Another important feature in the relation between the State and local governments is ‘the local government financing principle’. This principle, approved by the Riksdag, holds that if the State decides on measures that directly affect the activities of the local governments, altering the level of the state grant should neutralize the financial effects of that decision.
Local governments’ financial position
The table below presents the aggregated income statement for Swedish municipalities and county councils. Tax revenues account for approximately two-thirds of the total income. Property taxes are levied by the State and thus fall outside of municipal or county council revenues.
Consolidated income statement for Swedish municipalities and county councils 2009

(SEK billion)

Municipalities and county councils

Revenue of activities

144

Expense of activities

-727

Depreciation

-23

Net expense

-605

Tax revenue

512

Government grants and equalization

104

Net financial income/expense

5

Net income before extraordinary items

14

Share of taxes and grants (%)

2.3

Source: The Swedish Association of Local Authorities and Regions.
Solid ratings for Swedish local governments
Municipalities (including municipality-owned companies) and county councils have external debt amounting to app.

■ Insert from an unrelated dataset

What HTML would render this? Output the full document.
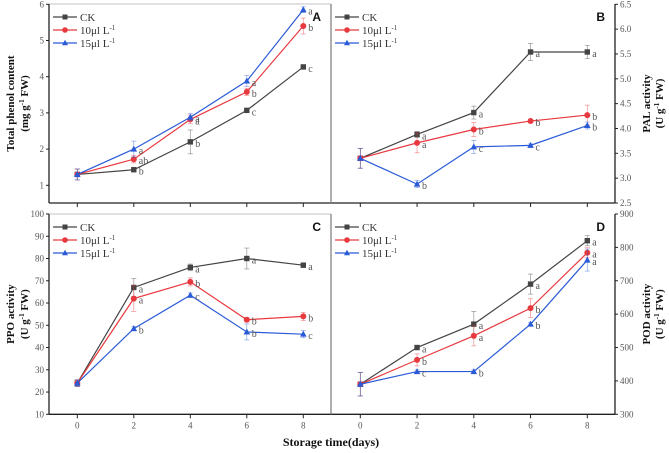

SEK 360 billion (roughly SEK 38,500 per inhabitant).

 

As of September 2010, twelve municipalities and county councils have been independently rated by Standard & Poor's, all posting upper investment-grade ratings (AAA to AA-).

 

Strong system support and institutional stability, including an extensive revenue and expenditure equalization scheme, dynamic or stable local economies, robust financial performance and low to moderate debt levels were key factors supporting the ratings.